Just navigating all that and bringing back their core intact was going to be a major task. Actively going beyond that to make clear improvements was going to be a struggle.
But, like, they did it. Dubas and the front office got around the roadblocks and got really busy moving out low-to-dead-value contracts. And they didn’t get hurt too much doing it either.
The two true assets the Leafs unloaded (so far) this summer were a 1st round pick in 2020 and Nazem Kadri. But even then, the so-called premium many people are attaching to those departures might be slightly overblown. The pick sent to Carolina in the Marleau trade definitely stings, but mostly from an asset perspective, not what the pick itself is capable of producing. The hurt there came from the fact Toronto won’t have that asset to flip at the deadline for help, they’re likely well aware that a pick that will most likely end up in the 20s is no more a sure thing than one in 40s or 50s. So goes the way of draft pick value in the NHL.
On the Kadri front, Toronto lost a third line center with second line skill, and that’s typically someone you want to hold on to; It’s a clear case of getting positive value. But while his cap hit of 4.5-million AAV is well known as a team-friendly deal, Kadri is turning 29 years old heading into this season. The Leafs brought back Alex Kerfoot in that deal to essentially get younger and around 1.0-million cheaper in that same slot, because upgrading elsewhere and balancing the roster eventually outweighed the luxury of having Naz in a role he was better than. I’d almost go as far as arguing Kadri for Kerfoot straight up would nearly be worth the trade just for the cap savings and a better fit, adding Barrie to the mix for a 2.75-million AAV is just a bonus.
The thing to keep in mind is that drafted players usually start to peak in their fourth or fifth season – around 22 to 24 years old – which is precisely where the Leafs are headed with all of Matthews, Nylander and Marner. They’ve been fortunate to have a lot of the rubber hit the road with these guys since they were rookies, but the team is entering a phase now where they should start to light it all on fire. True prime years. That should mean more minutes, more responsibility than ever before, and needing a cheaper supporting cast that does just that, supports. Having an overly talented bottom six forward was nice, but getting more balance and flexibility was more important, as was landing an high-end offensive talent to the blue line who can do well in feeding pucks to those aforementioned forwards.
And in a way this can easily be traced back to the Tavares signing last summer, though not in a negative way. It made for a gravitational pull in the middle of the roster, but eventually gave the Leafs the freedom expand outward now. Center is an important place to have shored up, but at 27.1-million for three players it was getting a little pricey to run Tavares-Matthews-Kadri through the top nine. Kerfoot alleviates some of that money pressure and gives them different looks in their bottom six both at center and wing.

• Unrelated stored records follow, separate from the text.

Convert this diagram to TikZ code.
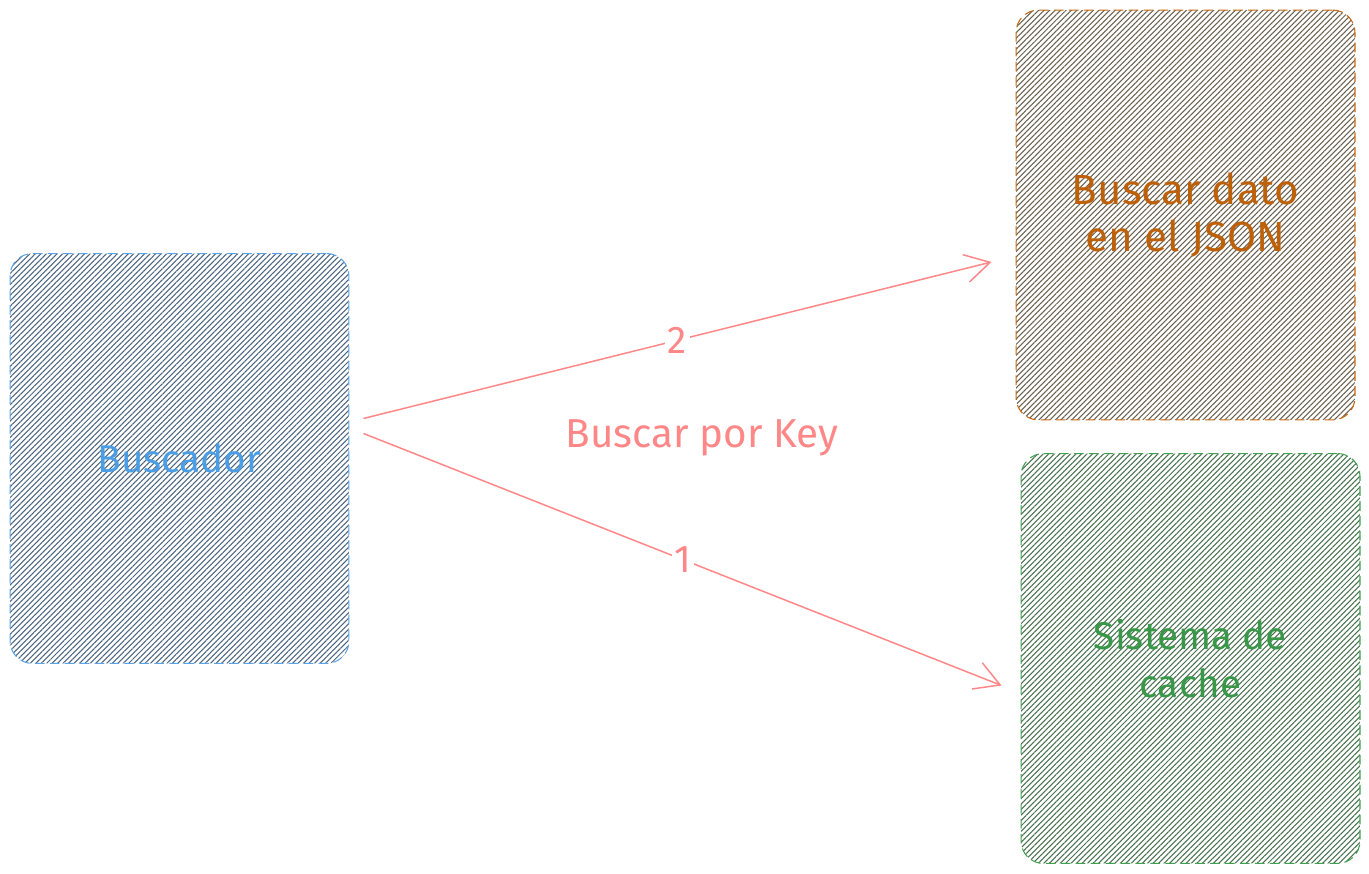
\documentclass[tikz,border=0pt]{standalone}
\usepackage{fontspec}
\setmainfont{Fira Sans}
\usetikzlibrary{arrows.meta,patterns.meta,calc}

\definecolor{blueline}{RGB}{90,163,230}
\definecolor{bluetxt}{RGB}{74,158,230}
\definecolor{bluehatch}{RGB}{76,100,125}
\definecolor{brownline}{RGB}{196,104,16}
\definecolor{browntxt}{RGB}{190,96,8}
\definecolor{brownhatch}{RGB}{105,95,78}
\definecolor{greenline}{RGB}{64,160,80}
\definecolor{greentxt}{RGB}{56,152,72}
\definecolor{greenhatch}{RGB}{72,112,78}
\definecolor{linkred}{RGB}{255,135,135}

\tikzset{
  box/.style={rectangle, rounded corners=0.45cm, minimum width=6.78cm, minimum height=8.2cm,
    inner sep=0pt, line width=0.6pt, dash pattern=on 5.5pt off 3pt, align=center,
    font=\fontsize{22}{27}\selectfont,
    pattern={Lines[angle=45,distance=2.2pt,line width=0.6pt]}},
  link/.style={draw=linkred, line width=0.85pt},
  num/.style={fill=white, inner sep=1.5pt, text=linkred, font=\fontsize{22}{26}\selectfont},
  linktxt/.style={text=linkred, font=\fontsize{23}{26}\selectfont}
}

\begin{document}
\begin{tikzpicture}[x=0.02cm, y=-0.02cm, >={Straight Barb[length=14pt,width=16pt]}]
\useasboundingbox (0,0) rectangle (1369,874);

%boxes
\node[box, draw=blueline, text=bluetxt, pattern color=bluehatch]    (busc)  at (179.5,458.5) {Buscador};
\node[box, draw=brownline, text=browntxt, pattern color=brownhatch,
      font=\fontsize{24}{27}\selectfont]                             (json)  at (1185.5,215)  {Buscar dato\\en el JSON};
\node[box, draw=greenline, text=greentxt, pattern color=greenhatch] (cache) at (1190.5,658.5) {Sistema de\\cache};

%arrows
\draw[link, ->] ($(busc.east)+(14,-40)$) -- node[num] {2} ($(json.west)+(-24,47)$);   %busc--json
\draw[link, ->] ($(busc.east)+(14,-25)$) -- node[num] {1} ($(cache.west)+(-19,27)$);  %busc--cache

%label
\node[linktxt] (key) at (702,438) {Buscar por Key};
\end{tikzpicture}
\end{document}
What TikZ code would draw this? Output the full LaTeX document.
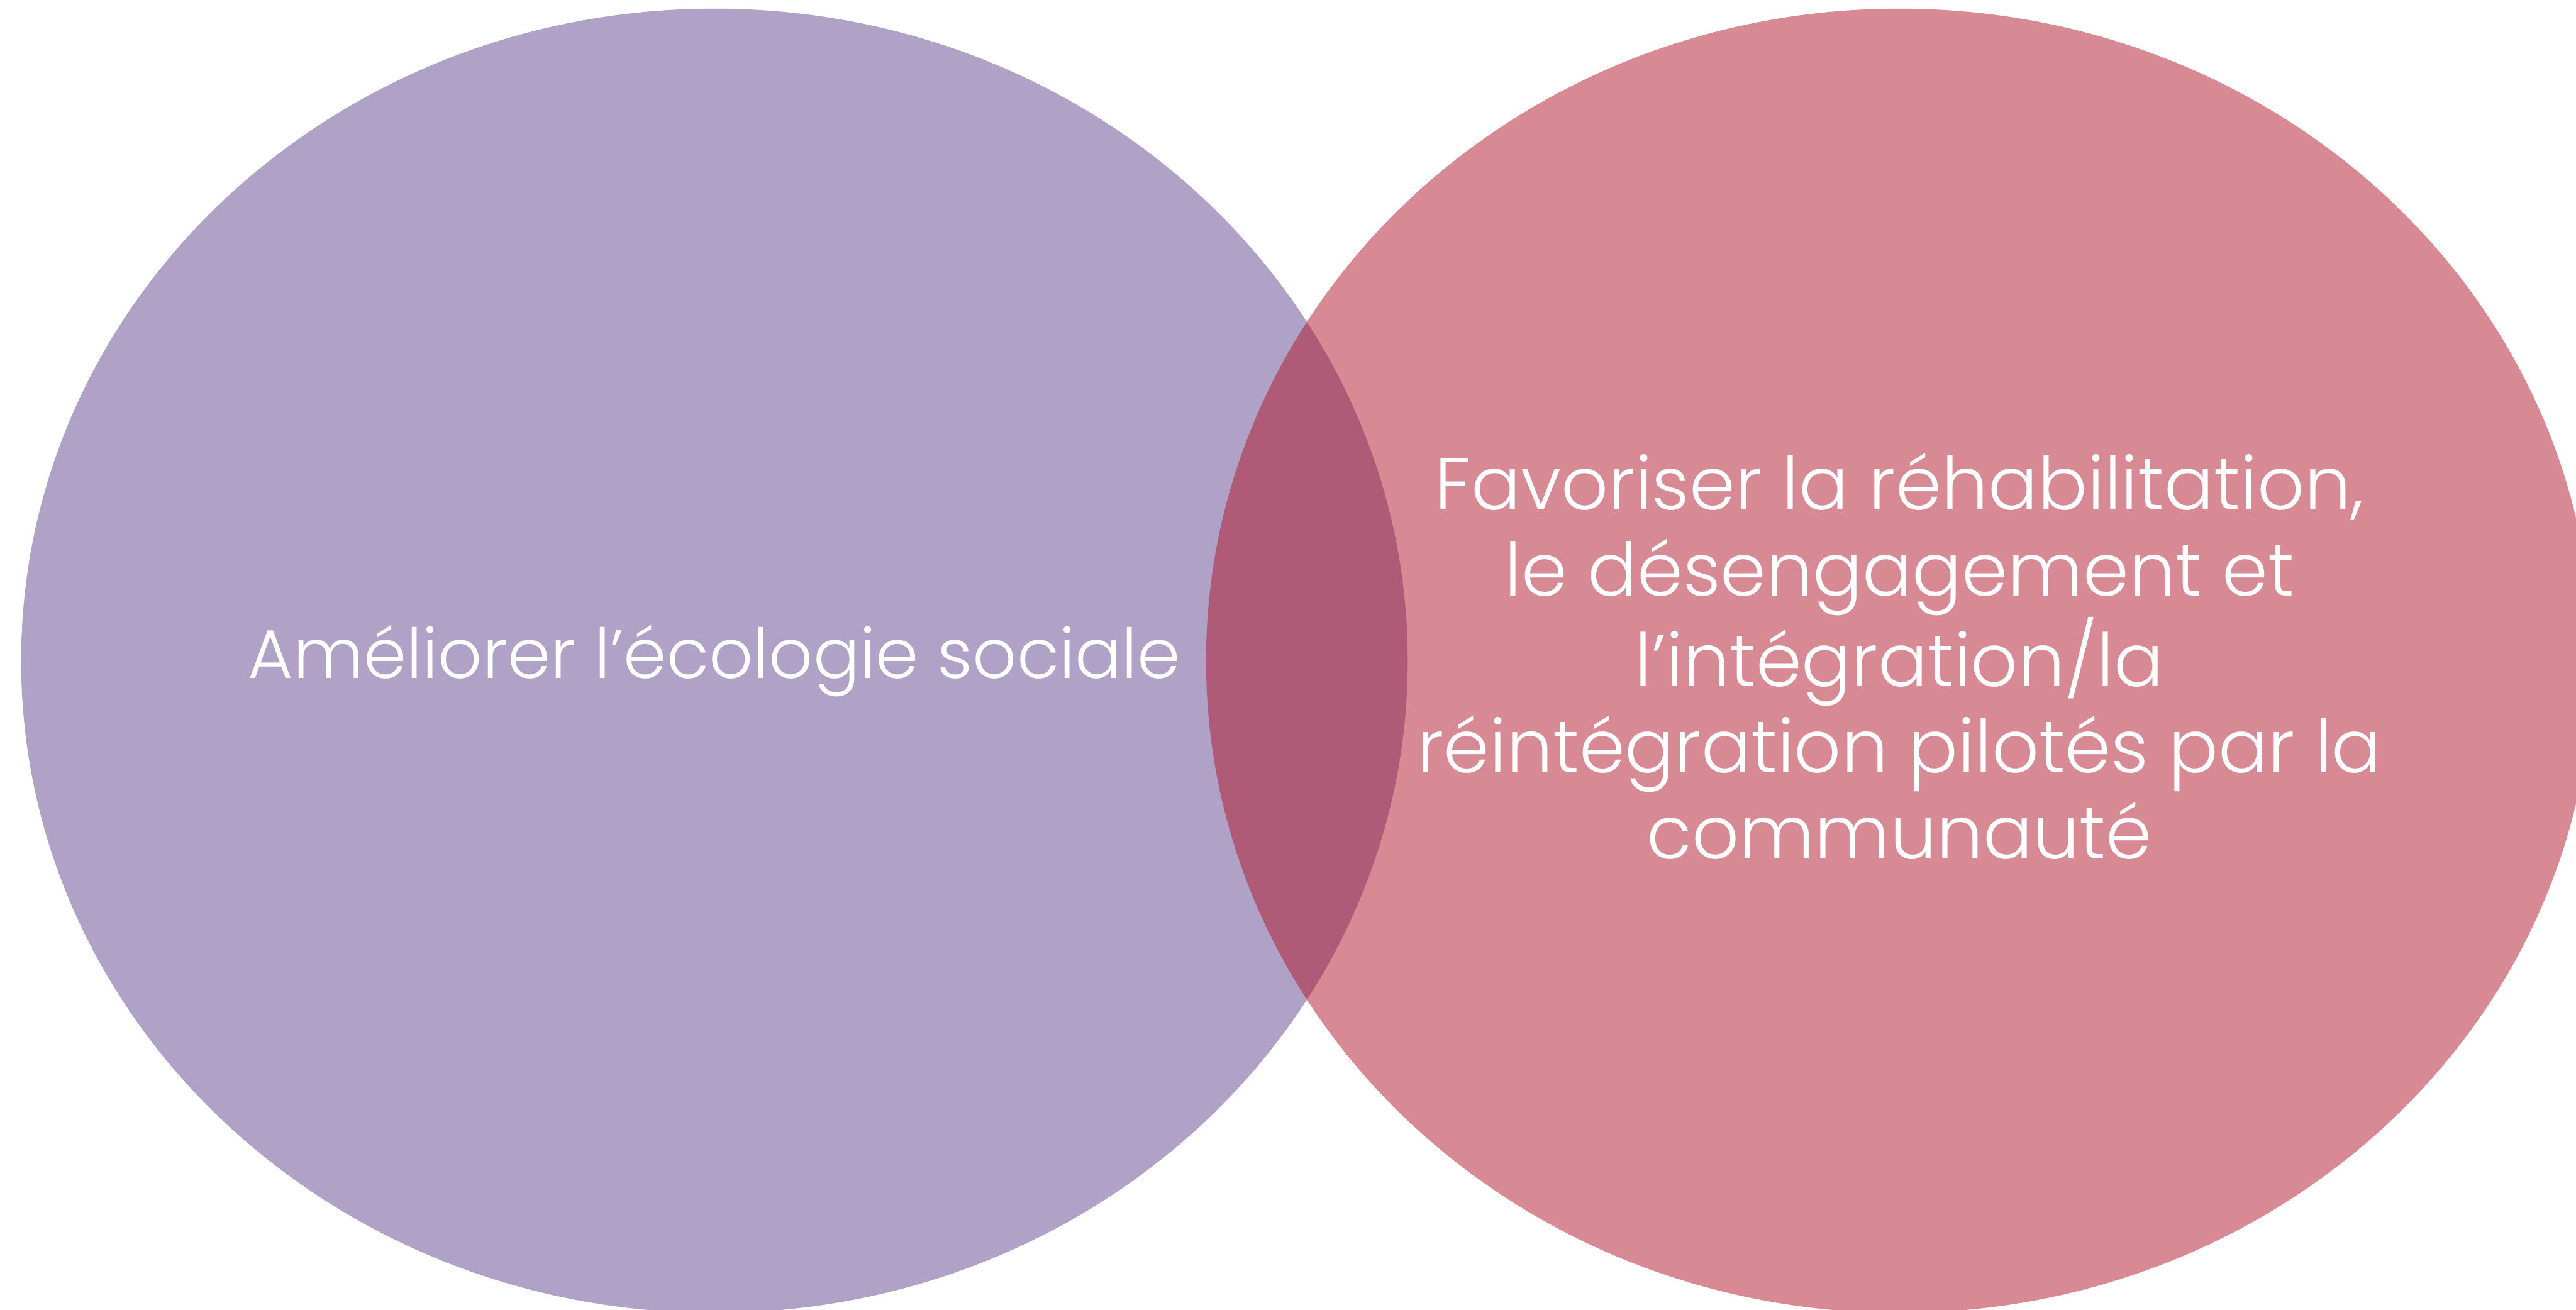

The Leafs have executed an incredible tidy-up, and it’s come from necessity but also a lack of fear of doing a substantial roster shake-up in what is considered a contention window. The way they’ve reeled in their overall contracts situation both in dollars and term has been staggering, and when it comes how they want to move forward, their plan is becoming clearer: Pay for their stars and stay tight on terms/money for everything else around that. There’s never going to be a reason to pay a fourth line forward or a bottom-pairing defenceman player for five or six years, and the Leafs’ front office knows it – same goes for obviously declining vets. It’s perhaps the thing that should separate this management group from those in the past. You know, aside from that whole talent evaluation thing they also seem to be much better at.